To be Continued... or possibly edited... or both.

Chute, Marchette. Ben Jonson of Westminster. New York: E.P. Dutton & Co., 1953.

  1. That's his legal name, as much as such things mattered in those days. He spelled his last name differently to try and make him stand out in a city already cluttered with Johnsons. It really didn't take in his day, though - his friends and enemies both left the 'h' in and even his printers spelled his name the usual way whenever he wasn't looking.

  2. I find this lack of information very frustrating. You'd think someone would have paid a little more attention to the birth of a famous poet and playwright.

  3. This was quite a comedown for her. Bricklayers were pretty low down even on the scale of laborers, whereas ministers were of course educated and generally well-respected. It was probably solely due to his mother's influence that Ben got to go to school at all.

  4. No, we don't know who the kindly soul is. Face it, we know next to nothing about this man. Unsubstantiated Newsflash! Sources tell me the man was William Camden, the the headmaster of the Westminister School. (added Feb 2, 2001)

  5. Westminster School taught Latin, of course, and also (unusually) Greek. They also had a teacher who didn't believe in beating his students. All in all, the school was shockingly progressive.

  6. Yep, he blew it. Just one of those amazing bits of irony we find amongst the famous.

  7. Ben had a very high opinion of his own intelligence throughout his life. He also had no use for the idea that noble birth automatically makes you a better person.

  8. Yes, it's an actual, verifiable fact. Don't let it go to your head, though.

  9. Don't go expecting any information about Ann. Ben wrote three words of description about her in later years: a "shrew, yet honest," he called her. To be fair to Ben, he thought honest was about the best compliment anybody could give anybody; to be fair to Ann, Ben deserved some nagging, as he was rarely faithful and frequently lived apart from her, on one occasion

  10. [...?...] outdated plays using wretched props. But they were still more culture than most villages got to see in those days.

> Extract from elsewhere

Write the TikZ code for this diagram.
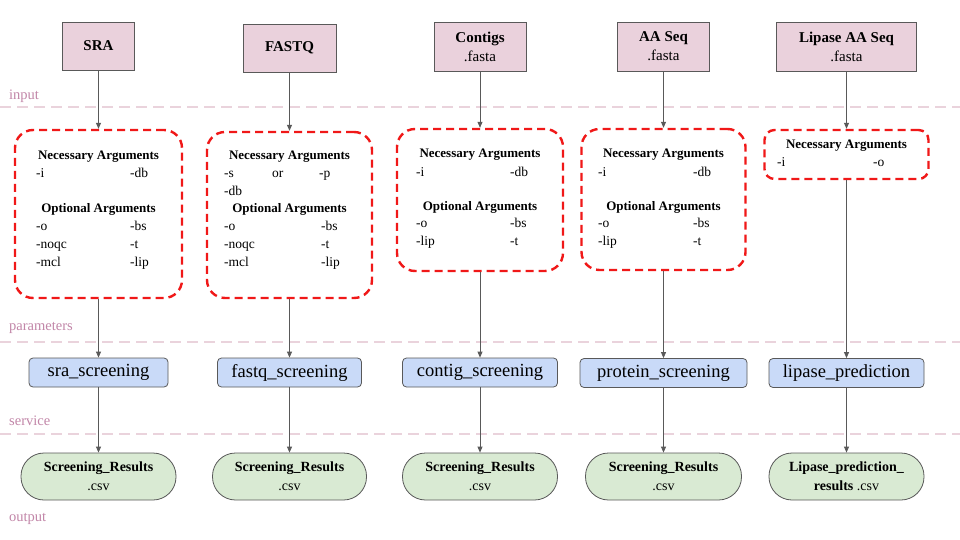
\documentclass[tikz,border=0pt]{standalone}
\usepackage{fontspec}
\setmainfont{Liberation Serif}
\usetikzlibrary{arrows.meta}
\definecolor{pinkfill}{HTML}{EAD1DC}
\definecolor{bluefill}{HTML}{C9DAF8}
\definecolor{greenfill}{HTML}{D9EAD3}
\definecolor{edge}{HTML}{595959}
\definecolor{redd}{HTML}{F01818}
\definecolor{layerc}{HTML}{EAD3DC}
\definecolor{lblc}{HTML}{C286A8}
\tikzset{
  topbox/.style={draw=edge, fill=pinkfill, line width=0.8pt, align=center, inner sep=0pt, font=\fontsize{15}{19}\selectfont},
  parbox/.style={draw=redd, line width=2.4pt, dash pattern=on 8pt off 5pt, rounded corners=18pt, inner sep=0pt},
  svc/.style={draw=edge, fill=bluefill, line width=0.8pt, rounded corners=4pt, inner sep=0pt, minimum height=29pt, font=\fontsize{18.5}{20}\selectfont},
  outn/.style={draw=edge, fill=greenfill, line width=0.8pt, rounded corners=23pt, inner sep=0pt, minimum height=47pt, align=center, font=\fontsize{14}{19}\selectfont},
  arr/.style={draw=edge, line width=0.8pt, -{Triangle[length=6pt,width=5pt]}},
  layerline/.style={draw=layerc, line width=1.8pt, dash pattern=on 11pt off 6pt},
  layerlbl/.style={text=lblc, font=\fontsize{14.5}{16}\selectfont, anchor=west, inner sep=0pt},
  argt/.style={anchor=west, inner sep=0pt, text height=9pt, text depth=3pt, font=\fontsize{13.5}{15}\selectfont},
  argh/.style={anchor=center, inner sep=0pt, text height=9pt, text depth=3pt, font=\fontsize{13}{15}\selectfont\bfseries},
}
\begin{document}
\begin{tikzpicture}[x=1pt,y=-1pt]
\useasboundingbox (0,0) rectangle (960,540);
\fill[white] (0,0) rectangle (960,540);

% layer lines and labels
\coordinate (l1a) at (0,107); \coordinate (l1b) at (960,107);
\coordinate (l2a) at (0,342); \coordinate (l2b) at (960,342);
\coordinate (l3a) at (0,434); \coordinate (l3b) at (960,434);
\draw[layerline] (l1a) -- (l1b);
\draw[layerline] (l2a) -- (l2b);
\draw[layerline] (l3a) -- (l3b);
\node[layerlbl] (lin) at (9,96) {input};
\node[layerlbl] (lpar) at (9,328) {parameters};
\node[layerlbl] (lsvc) at (9,421) {service};
\node[layerlbl] (lout) at (9,519) {output};

% top input boxes
\node[topbox, minimum width=72pt, minimum height=48pt] (t1) at (98.5,46) {\textbf{SRA}};
\node[topbox, minimum width=93pt, minimum height=48pt] (t2) at (289.5,48) {\textbf{FASTQ}};
\node[topbox, minimum width=92pt, minimum height=49pt] (t3) at (480,46.5) {\textbf{Contigs}\\.fasta};
\node[topbox, minimum width=92pt, minimum height=49pt] (t4) at (663.5,46.5) {\textbf{AA Seq}\\.fasta};
\node[topbox, minimum width=140pt, minimum height=49pt] (t5) at (846.5,46.5) {\textbf{Lipase AA Seq}\\.fasta};

% parameter boxes
\node[parbox, minimum width=167pt, minimum height=168pt] (p1) at (98.5,214) {};
\node[parbox, minimum width=165pt, minimum height=166pt] (p2) at (289.5,215) {};
\node[parbox, minimum width=166pt, minimum height=142pt] (p3) at (480,200) {};
\node[parbox, minimum width=164pt, minimum height=141pt] (p4) at (663.5,199.5) {};
\node[parbox, rounded corners=10pt, minimum width=164pt, minimum height=49pt] (p5) at (846.5,154.5) {};

% box 1 text
\node[argh] (p1n) at (98.5,157) {Necessary Arguments};
\node[argt] (p1a) at (36,175) {-i};
\node[argt] (p1b) at (130,175) {-db};
\node[argh] (p1o) at (98.5,209) {Optional Arguments};
\node[argt] (p1c) at (36,227) {-o};
\node[argt] (p1d) at (130,227) {-bs};
\node[argt] (p1e) at (36,245) {-noqc};
\node[argt] (p1f) at (130,245) {-t};
\node[argt] (p1g) at (36,263) {-mcl};
\node[argt] (p1h) at (130,263) {-lip};

% box 2 text
\node[argh] (p2n) at (289.5,157) {Necessary Arguments};
\node[argt] (p2a) at (224,175) {-s};
\node[argt] (p2b) at (272,175) {or};
\node[argt] (p2c) at (319,175) {-p};
\node[argt] (p2d) at (224,192) {-db};
\node[argh] (p2o) at (289.5,209) {Optional Arguments};
\node[argt] (p2e) at (224,227) {-o};
\node[argt] (p2f) at (321,227) {-bs};
\node[argt] (p2g) at (224,245) {-noqc};
\node[argt] (p2h) at (321,245) {-t};
\node[argt] (p2i) at (224,263) {-mcl};
\node[argt] (p2j) at (321,263) {-lip};

% box 3 text
\node[argh] (p3n) at (480,155) {Necessary Arguments};
\node[argt] (p3a) at (416,173) {-i};
\node[argt] (p3b) at (510,173) {-db};
\node[argh] (p3o) at (480,207) {Optional Arguments};
\node[argt] (p3c) at (416,224) {-o};
\node[argt] (p3d) at (510,224) {-bs};
\node[argt] (p3e) at (416,242) {-lip};
\node[argt] (p3f) at (510,242) {-t};

% box 4 text
\node[argh] (p4n) at (663.5,155) {Necessary Arguments};
\node[argt] (p4a) at (598,173) {-i};
\node[argt] (p4b) at (693,173) {-db};
\node[argh] (p4o) at (663.5,207) {Optional Arguments};
\node[argt] (p4c) at (598,224) {-o};
\node[argt] (p4d) at (693,224) {-bs};
\node[argt] (p4e) at (598,242) {-lip};
\node[argt] (p4f) at (693,242) {-t};

% box 5 text
\node[argh] (p5n) at (846.5,146) {Necessary Arguments};
\node[argt] (p5a) at (777,164) {-i};
\node[argt] (p5b) at (873,164) {-o};

% service boxes
\node[svc, minimum width=139pt] (s1) at (98.5,372.5) {sra\_screening};
\node[svc, minimum width=144pt] (s2) at (289.5,372.5) {fastq\_screening};
\node[svc, minimum width=155pt] (s3) at (480,372.5) {contig\_screening};
\node[svc, minimum width=167pt] (s4) at (663.5,373) {protein\_screening};
\node[svc, minimum width=155pt] (s5) at (846.5,373) {lipase\_prediction};

% output nodes
\node[outn, minimum width=155pt] (o1) at (98.5,476.5) {\textbf{Screening\_Results}\\.csv};
\node[outn, minimum width=154pt] (o2) at (289.5,476.5) {\textbf{Screening\_Results}\\.csv};
\node[outn, minimum width=155pt] (o3) at (480,476.5) {\textbf{Screening\_Results}\\.csv};
\node[outn, minimum width=156pt] (o4) at (663.5,476.5) {\textbf{Screening\_Results}\\.csv};
\node[outn, minimum width=155pt] (o5) at (846.5,476.5) {\textbf{Lipase\_prediction\_}\\\textbf{results} .csv};

% connectors
\foreach \i in {1,...,5}{
  \draw[arr] (t\i.south) -- (t\i.south |- p\i.north);
  \draw[arr] (p\i.south) -- (p\i.south |- s\i.north);
  \draw[arr] (s\i.south) -- (s\i.south |- o\i.north);
}
\end{tikzpicture}
\end{document}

  11. This is a good representative sample of the way Ben's entire life tended to be. The Privy Council was so upset by this play that they not only closed down all the London theatres for a time, they even talked about tearing down all the London theatres.

  12. Though worshipped is probably a better word than admired. His life goal was nothing less than the complete reformation of the Elizabethan theatre in the style of the ancient Romans and Greeks. Unfortunately for Ben, the Elizabethan theatre thought it was just fine the way it was.

  13. Though a great admirer of Shakespeare's poetry, as well as a personal friend of Will's, Ben thought his plays in general to be just one more symptom of how far downhill the theatre had gone.

  14. Maybe Gabriel just ad-libbed too much.

  15. I'm not sure why they used a T; maybe just because it was a simple shape. While in prison, Ben converted to Roman Catholicism, persuaded by a minister who was probably a fellow prisoner. Ben just must have liked the path of most resistance. Twelve years later, just when Catholicism was starting to be tolerated, he became a Protestant again.

  16. In spite of the title similarity, it was nothing to do with Ben's earlier play. That confused a lot of people.

  17. They loved a good theatrical feud. Ben wasn't trying to satirize Dekker or Marston, actually; they just leapt to conclusions and kind of embarrassed themselves. Ben wrote a few lines on the subject, saying they "might have sat still, unquestioned,/ Had they but the wit or conscience/To think well of themselves."

  18. This was the single major focus of most poets and playwrights of the time. The biggest problem was that there were always many more poets than patrons.